La musique de chacun est comme une audio-identité. J’aime l’idée de construire sa propre identité au lieu de se contenter du patrimoine génético-historico-culturel. Et comme dans tout processus créatif, le changement fait partie du jeu, tout comme la diversité, la pluralité et l’expérimentation. La musique nous transforme, pour nous rapprocher de ce que nous sommes vraiment.


- Lors de la soirée de France 2 enregistrée à Marrakech et diffusée samedi dernier, l’oriental a été noyé dans des sauces trop exotiques. L’auteur-compositeur André Manoukian qui était aux commandes de cette nouba a brillé, de son côté, par des rafales d’approximations.
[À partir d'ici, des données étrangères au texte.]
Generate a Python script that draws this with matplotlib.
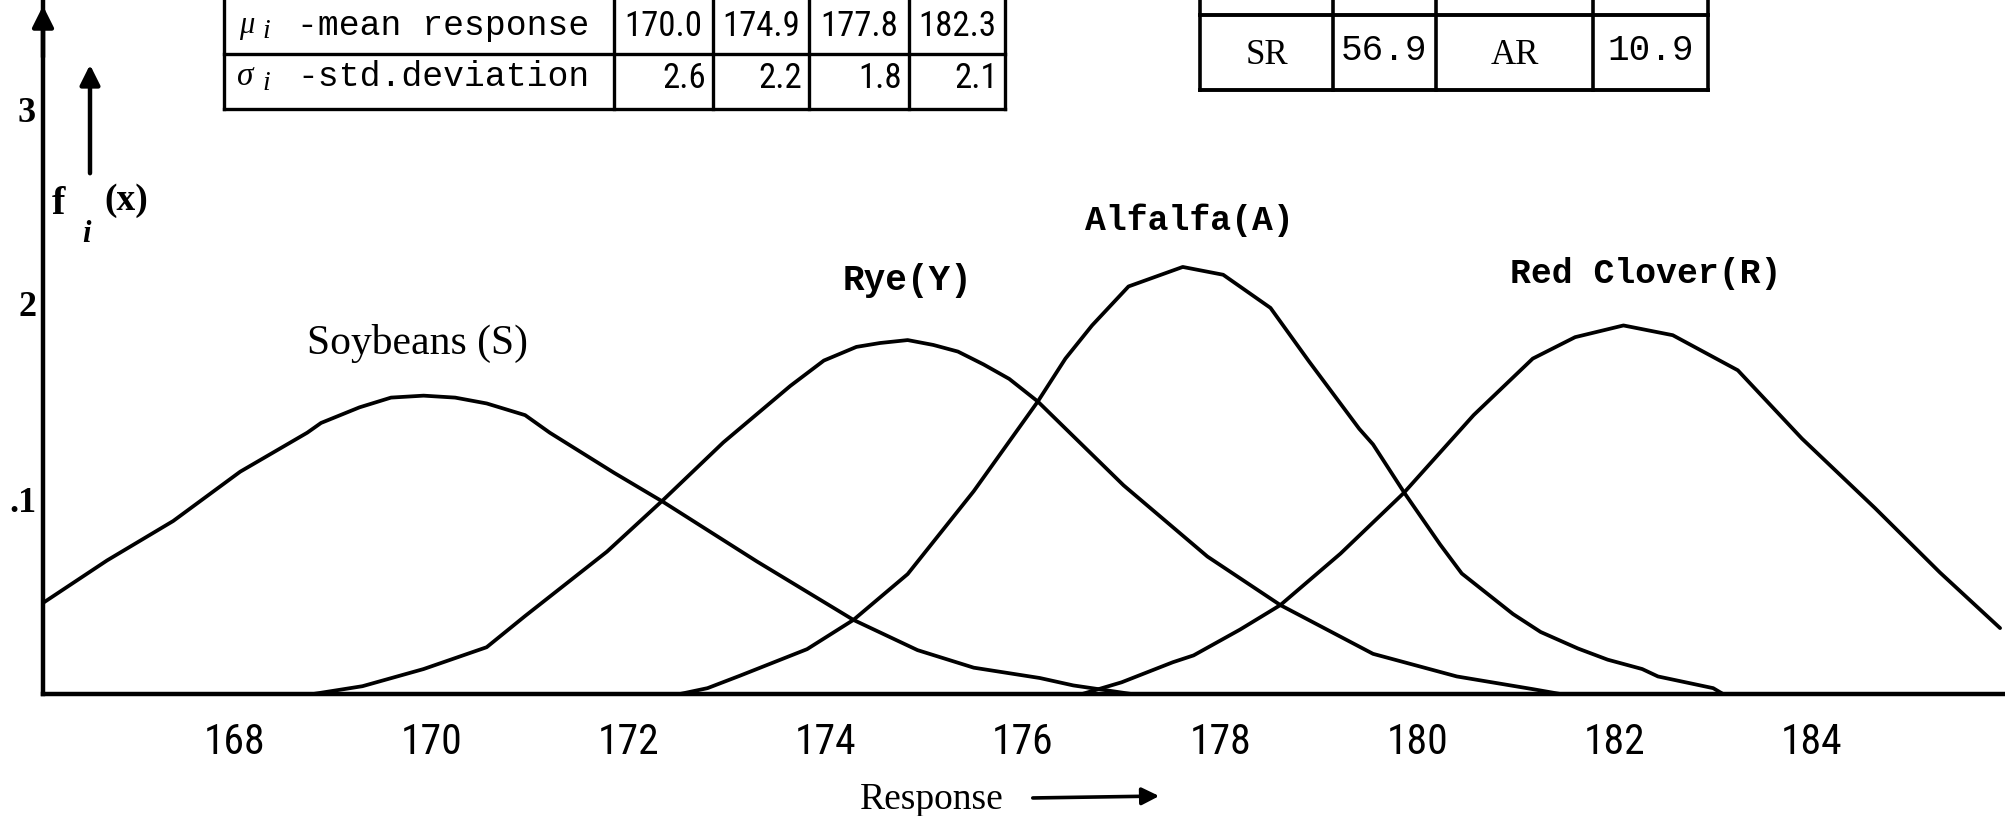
import matplotlib
matplotlib.use('Agg')
import matplotlib.pyplot as plt
from matplotlib import font_manager as fm


def pick(names):
    for n in names:
        try:
            fm.findfont(fm.FontProperties(family=n), fallback_to_default=False)
            return n
        except Exception:
            pass
    return 'DejaVu Sans'


NARROW = pick(['Liberation Sans Narrow', 'Roboto Condensed', 'DejaVu Sans'])
MONO = pick(['Liberation Mono', 'DejaVu Sans Mono'])
SERIF = pick(['Liberation Serif', 'DejaVu Serif'])

# ---------------- data ----------------
crops = ['Soybeans (S)', 'Rye(Y)', 'Alfalfa(A)', 'Red Clover(R)']
mean_response = [170.0, 174.9, 177.8, 182.3]
std_deviation = [2.6, 2.2, 1.8, 2.1]

pair_labels = ['SR', 'AR']
pair_values = [56.9, 10.9]

soy_x = [166.06, 166.71, 167.38, 168.06, 168.74, 168.88, 169.27, 169.59, 169.92, 170.24,
         170.56, 170.95, 171.20, 171.85, 172.35, 173.30, 174.28, 174.93, 175.50,
         176.17, 176.51, 177.10]
soy_y = [0.0467, 0.0685, 0.0887, 0.114, 0.134, 0.139, 0.147, 0.152, 0.153, 0.152,
         0.149, 0.143, 0.134, 0.1135, 0.0985, 0.068, 0.038, 0.0225, 0.0135,
         0.0082, 0.0044, 0.0]

rye_x = [168.80, 169.30, 169.92, 170.56, 170.95, 171.78, 172.35, 172.96, 173.64, 173.98,
         174.31, 174.55, 174.83, 175.09, 175.34, 175.60, 175.86, 176.15, 177.02,
         177.87, 178.61, 179.55, 180.40, 181.17, 181.45]
rye_y = [0.0, 0.004, 0.0128, 0.024, 0.040, 0.073, 0.0995, 0.129, 0.158, 0.171,
         0.178, 0.180, 0.1815, 0.179, 0.1756, 0.169, 0.1616, 0.150, 0.107,
         0.0705, 0.0456, 0.0206, 0.009, 0.0025, 0.0]

alf_x = [172.52, 172.80, 173.13, 173.81, 174.28, 174.83, 175.50, 176.15, 176.43, 176.70,
         177.07, 177.62, 178.03, 178.51, 178.90, 179.41, 179.55, 179.87, 180.23,
         180.45, 180.97, 181.25, 181.63, 181.93, 182.28, 182.44, 183.00, 183.10]
alf_y = [0.0, 0.003, 0.0094, 0.023, 0.038, 0.0615, 0.104, 0.150, 0.172, 0.189,
         0.209, 0.219, 0.215, 0.198, 0.1706, 0.136, 0.128, 0.103, 0.0767,
         0.0618, 0.041, 0.0318, 0.0233, 0.0176, 0.0128, 0.009, 0.003, 0.0]

red_x = [176.60, 177.00, 177.52, 177.73, 178.20, 178.61, 179.22, 179.86, 180.57, 181.17,
         181.60, 182.09, 182.59, 183.25, 183.90, 184.64, 185.30, 185.91]
red_y = [0.0, 0.006, 0.0163, 0.0198, 0.033, 0.0456, 0.072, 0.103, 0.143, 0.172,
         0.183, 0.189, 0.184, 0.166, 0.131, 0.0954, 0.0623, 0.0338]

x_ticks = [168, 170, 172, 174, 176, 178, 180, 182, 184]
y_ticks = [0.1, 0.2, 0.3]
y_tick_labels = ['.1', '2', '3']

# ---------------- figure ----------------
W, H = 2006, 816
fig = plt.figure(figsize=(W / 100, H / 100), dpi=100)
fig.patch.set_facecolor('white')

x0_px, base_px = 43, 694
ax = fig.add_axes([x0_px / W, (H - base_px) / H, 1 - x0_px / W, base_px / H])
ax.patch.set_visible(False)
ax.set_xlim(166.06, 185.97)
ax.set_ylim(0, base_px / 1950)
for s in ['top', 'right']:
    ax.spines[s].set_visible(False)
for s in ['left', 'bottom']:
    ax.spines[s].set_linewidth(3.2)
    ax.spines[s].set_color('black')

for xs, ys in [(soy_x, soy_y), (rye_x, rye_y), (alf_x, alf_y), (red_x, red_y)]:
    ax.plot(xs, ys, color='black', lw=2.7, solid_joinstyle='round',
            solid_capstyle='round')

ax.set_xticks(x_ticks)
ax.set_xticklabels([str(t) for t in x_ticks], fontfamily=NARROW, fontsize=30)
ax.tick_params(axis='x', length=0, pad=20)
ax.set_yticks(y_ticks)
ax.set_yticklabels(y_tick_labels, fontfamily=SERIF, fontweight='bold', fontsize=26)
ax.tick_params(axis='y', length=0, pad=5)

# ---------------- overlay in pixel coordinates ----------------
ov = fig.add_axes([0, 0, 1, 1])
ov.set_xlim(0, W)
ov.set_ylim(H, 0)
ov.axis('off')
ov.patch.set_visible(False)

# y-axis arrow head
ov.annotate('', xy=(43, 3), xytext=(43, 60),
            arrowprops=dict(arrowstyle='-|>', lw=3.2, color='black', mutation_scale=32))
# f_i(x) label with arrow
ov.annotate('', xy=(90, 62), xytext=(90, 176),
            arrowprops=dict(arrowstyle='-|>', lw=3.2, color='black', mutation_scale=30))
ov.text(52, 204, 'f', fontfamily=SERIF, fontweight='bold', fontsize=29, va='center', ha='left')
ov.text(82, 234, 'i', fontfamily=SERIF, fontweight='bold', fontstyle='italic', fontsize=22,
        va='center', ha='left')
ov.text(104, 200, '(x)', fontfamily=SERIF, fontweight='bold', fontsize=27, va='center', ha='left')

# curve labels
label_style = [(307, 343, SERIF, 30, 'normal'), (843, 281, MONO, 26, 'bold'),
               (1085, 220, MONO, 25, 'bold'), (1510, 273, MONO, 25, 'bold')]
for name, (lx, ly, fam, fs, fw) in zip(crops, label_style):
    ov.text(lx, ly, name, fontfamily=fam, fontsize=fs, va='center', ha='left', fontweight=fw)

# x-axis title with arrow
ov.text(932, 800, 'Response', fontfamily=SERIF, fontsize=27, va='center', ha='center')
ov.annotate('', xy=(1162, 796), xytext=(1030, 798),
            arrowprops=dict(arrowstyle='-|>', lw=2.6, color='black', mutation_scale=26))

# ---- left table: mean / std ----
cols = [224, 614, 713, 809, 909, 1005]
rows = [-60, 54, 109]
for cx in cols:
    ov.plot([cx, cx], [rows[0], rows[-1]], color='black', lw=2.4, clip_on=False)
for ry in rows[1:]:
    ov.plot([cols[0], cols[-1]], [ry, ry], color='black', lw=2.4, clip_on=False)

ov.text(239, 26, 'μ', fontfamily=SERIF, fontstyle='italic', fontsize=22, va='center', ha='left')
ov.text(262, 32, 'i', fontfamily=SERIF, fontstyle='italic', fontsize=20, va='center', ha='left')
ov.text(297, 25, '-mean response', fontfamily=MONO, fontsize=25, va='center', ha='left')
ov.text(237, 77, 'σ', fontfamily=SERIF, fontstyle='italic', fontsize=24, va='center', ha='left')
ov.text(262, 83, 'i', fontfamily=SERIF, fontstyle='italic', fontsize=20, va='center', ha='left')
ov.text(297, 76, '-std.deviation', fontfamily=MONO, fontsize=25, va='center', ha='left')

for i, (m, s) in enumerate(zip(mean_response, std_deviation)):
    ov.text((cols[i + 1] + cols[i + 2]) / 2, 27, f'{m:.1f}', fontfamily=NARROW, fontsize=25,
            va='center', ha='center')
    ov.text(cols[i + 2] - 7, 78, f'{s:.1f}', fontfamily=NARROW, fontsize=25,
            va='center', ha='right')

# ---- right table: pairs ----
rcols = [1200, 1333, 1436, 1593, 1708]
rrows = [-60, 15, 90]
for cx in rcols:
    ov.plot([cx, cx], [rrows[0], rrows[-1]], color='black', lw=2.6, clip_on=False)
for ry in rrows[1:]:
    ov.plot([rcols[0], rcols[-1]], [ry, ry], color='black', lw=2.8, clip_on=False)
for k, (lab, val) in enumerate(zip(pair_labels, pair_values)):
    c0 = rcols[2 * k]
    c1 = rcols[2 * k + 1]
    c2 = rcols[2 * k + 2]
    ov.text((c0 + c1) / 2, 55, lab, fontfamily=SERIF, fontsize=25, va='center', ha='center')
    ov.text((c1 + c2) / 2, 50, f'{val:.1f}', fontfamily=MONO, fontsize=26, va='center', ha='center')

fig.savefig('out.png', dpi=100, facecolor='white')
Vous n’y avez, heureusement, pas pris part mais vous êtes en projet avec le musicien.

- J’ai vu passer quelques stories de cette soirée sur les réseaux. A vrai dire, je ne regarde pas la télévision. Sinon, je n’ai pas été invitée, et c’est très bien ainsi. D’abord parce que je ne me sens pas vraiment orientale et puis je ne suis pas très à l’aise avec ces concepts d’émissions plutôt orientalisantes. Mais je comprends qu’il y ait un public en France qui aime «voyager» à travers le petit écran avec un spectacle haut en couleurs. Personnellement, je préfère un bon live qui transpire et qui me propose la découverte plutôt que la revisite.

Par ailleurs, André Manoukian est un musicien que j’apprécie beaucoup. On s’est déjà rencontrés lors de concerts à la Maison de la radio, et je le retrouverai en novembre pour un bel évènement live où je jouerai avec mes musiciens l’adaptation en darija d’un acte de l’opéra de Henry Purcell «Dido’s Lament» ou «Mort de Didon».


- Que vous souhaitez-vous pour l’immédiat et pour les nombreuses années à venir ?

- Une bonne santé physique et mentale pour apprendre, voyager, écrire et chanter le plus longtemps possible.
 
J’aimerais atterrir tout de suite au Maroc, y faire la tournée de mes rêves »

- A quand une virée artistique marocaine ?

- J’aimerais atterrir tout de suite au Maroc, et y faire la tournée de mes rêves qui m’emmènera chanter pour et avec les miens, dans les petites et les grandes villes. J’attends ce jour depuis toujours.